Oireachtas Joint and Select Committees
Wednesday, 19 October 2022
Joint Oireachtas Committee on Agriculture, Food and the Marine
EU Nature Restoration Target and General Scheme of the Veterinary Medicinal Products, Medicated Feed and Fertilisers Regulation Bill 2022: Discussion (Resumed)
Mr. Dermot Kelleher:
Many of our members are upset and angry about this proposal. It seems we are being told not to worry any more about generations of work. Some of this land has been improved by maybe three or four generations and it is good agricultural fertile land today. People's fathers and grandfathers worked the land to improve it. It is shocking that 350,000 ha will be defined as in bad condition in Ireland. The regulation wants to go back 70 years. How can this be achieved without cutting food production and food security? Is that to be cut back?
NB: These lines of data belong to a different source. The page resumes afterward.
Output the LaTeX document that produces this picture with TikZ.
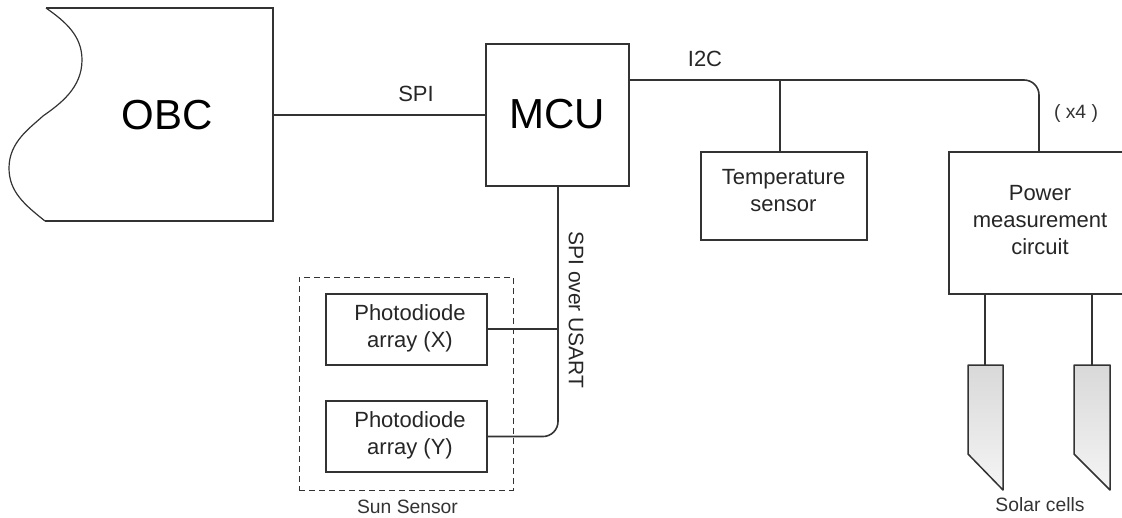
\documentclass[tikz,border=0pt]{standalone}
\usepackage{fontspec}
\setmainfont{Liberation Sans}
\definecolor{ln}{HTML}{333333}
\tikzset{
  boxed/.style={draw=ln,line width=1.6pt,fill=white,inner sep=0pt,outer sep=0pt,anchor=north west},
  wire/.style={draw=ln,line width=1.6pt},
  lab/.style={inner sep=0pt,text=black!85,font=\fontsize{22}{27}\selectfont,align=center},
  small/.style={inner sep=0pt,text=black!80,font=\fontsize{19.3}{23}\selectfont,align=center},
  big/.style={inner sep=0pt,text=black,font=\fontsize{42}{48}\selectfont},
}
\begin{document}
\begin{tikzpicture}[x=1pt,y=-1pt]
\useasboundingbox (0,0) rectangle (1122,517);
% nodes
\coordinate (obcA) at (46,8);
\coordinate (obcB) at (273,8);
\coordinate (obcC) at (273,221);
\coordinate (obcD) at (45,221);
\draw[draw=ln,line width=1.6pt,line join=miter] (obcA) -- (obcB) -- (obcC) -- (obcD);
\draw[draw=ln,line width=1.2pt] (obcD) .. controls (25,205) and (9,192) .. (9,168)
  .. controls (9,142) and (30,128) .. (43,116)
  .. controls (60,104) and (82,88) .. (82,60)
  .. controls (82,36) and (66,22) .. (obcA);
\node[big] (obc) at (167,115) {OBC};
\node[boxed,minimum width=143pt,minimum height=142pt] (mcu) at (486,44) {};
\node[big] at (557.5,114) {MCU};
\node[boxed,minimum width=166pt,minimum height=88pt] (temp) at (701,152) {};
\node[lab] at (783.5,191) {Temperature\\sensor};
\node[boxed,minimum width=180pt,minimum height=142pt] (pow) at (949,152) {};
\node[lab] at (1040,220) {Power\\measurement\\circuit};
\node[draw=ln,dash pattern=on 6pt off 4pt,line width=1pt,anchor=north west,minimum width=214pt,minimum height=213pt,inner sep=0pt,outer sep=0pt] (sun) at (299,277) {};
\node[boxed,minimum width=161pt,minimum height=71pt] (pdx) at (326,294) {};
\node[lab] at (410,328) {Photodiode\\array (X)};
\node[boxed,minimum width=161pt,minimum height=71pt] (pdy) at (326,401) {};
\node[lab] at (410,435) {Photodiode\\array (Y)};
\node[small] (sunl) at (407.5,507) {Sun Sensor};
\node[small] (solarl) at (1040,505) {Solar cells};
\node[lab] (spi) at (416,94) {SPI};
\node[lab] (i2c) at (705,59) {I2C};
\node[small] (x4) at (1076,114) {( x4 )};
\node[lab,font=\fontsize{21}{25}\selectfont,rotate=-90] (usart) at (576,310) {SPI over USART};
% solar cells
\foreach \n/\xa/\xb in {a/968/1003,b/1074/1110}{
  \path[draw=ln,line width=1.5pt,top color=black!15,bottom color=black!4,line join=round]
    (\xa,365) -- (\xb,365) -- (\xb,490) -- (\xa,454) -- cycle;
}
\coordinate (sola) at (985,365);
\coordinate (solb) at (1092,365);
% wires
\draw[wire] (obcC |- 0,115) -- (mcu.west |- 0,115);
\draw[wire,rounded corners=15pt] (mcu.east |- 0,80) -- (1039,80) -- (pow.north -| 1039,0);
\draw[wire] (780,80) -- (temp.north -| 780,0);
\draw[wire] (pow.south -| sola) -- (sola);
\draw[wire] (pow.south -| solb) -- (solb);
\draw[wire] (mcu.south -| 558,0) -- (558,329) -- (pdx.east |- 0,329);
\draw[wire,rounded corners=15pt] (558,329) -- (558,436.5) -- (pdy.east |- 0,436.5);
\end{tikzpicture}
\end{document}
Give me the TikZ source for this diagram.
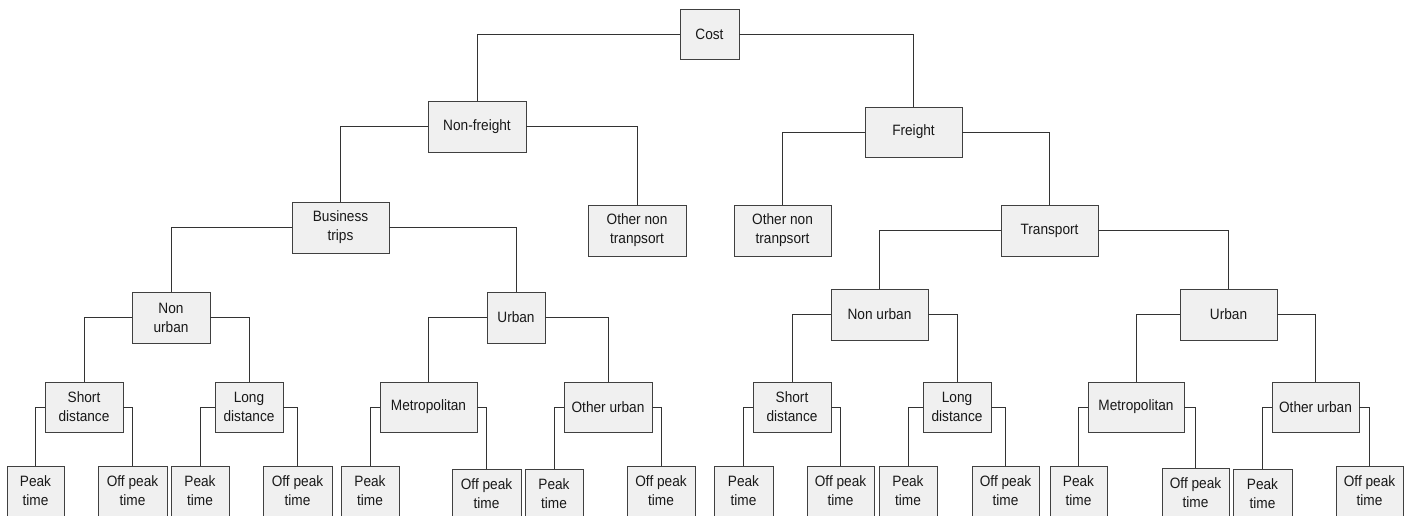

The ICSA is alarmed that no engagement with the Minister for the Environment, Climate and Communications has taken place. There has been some discussion about the biodiversity strategy but none about this regulation on nature restoration. How can the Minister for the Environment, Climate and Communications go gung-ho to Europe and support this? I would like him to study the film "The Field" and Bull McCabe for his homework because that is not a fairly tale. That is how strongly people feel about land they have reclaimed and improved over the years. He ought to go and watch that film a few times so he can realise this is how strongly people feel.
Furthermore, the ICSA is concerned that government representative groups are totally left out of the access to justice. Where is the access to justice for farmers whose land will be taken away and restored or rewetted? We should all be asked whether the Government is acting in the best interests of the Exchequer in agreeing to a clause that will tie the State up in legal actions for years to come. It can fund all these NGOs and do all these things but it will tie up the Government for years in litigation. In particular Article 16 will have to be refused or shot down in its current form. Ireland needs to put up a big battle against this. As my colleague said, we cannot take out arable land equivalent in size to Tipperary and turn it back into a bog or bad land. That is land that has been improved over the past 70 or 80 years by generations of people. People who do not realise the implication of what they are doing are making regulations. I saw big drains being closed by flagstones. That land was first improved by the current farmers' grandfathers many generations ago and now all that work is useless. People cannot stand for this. This will cause mayhem. I will pass over to my colleague Mr. Punch who is better at technicalities than I am.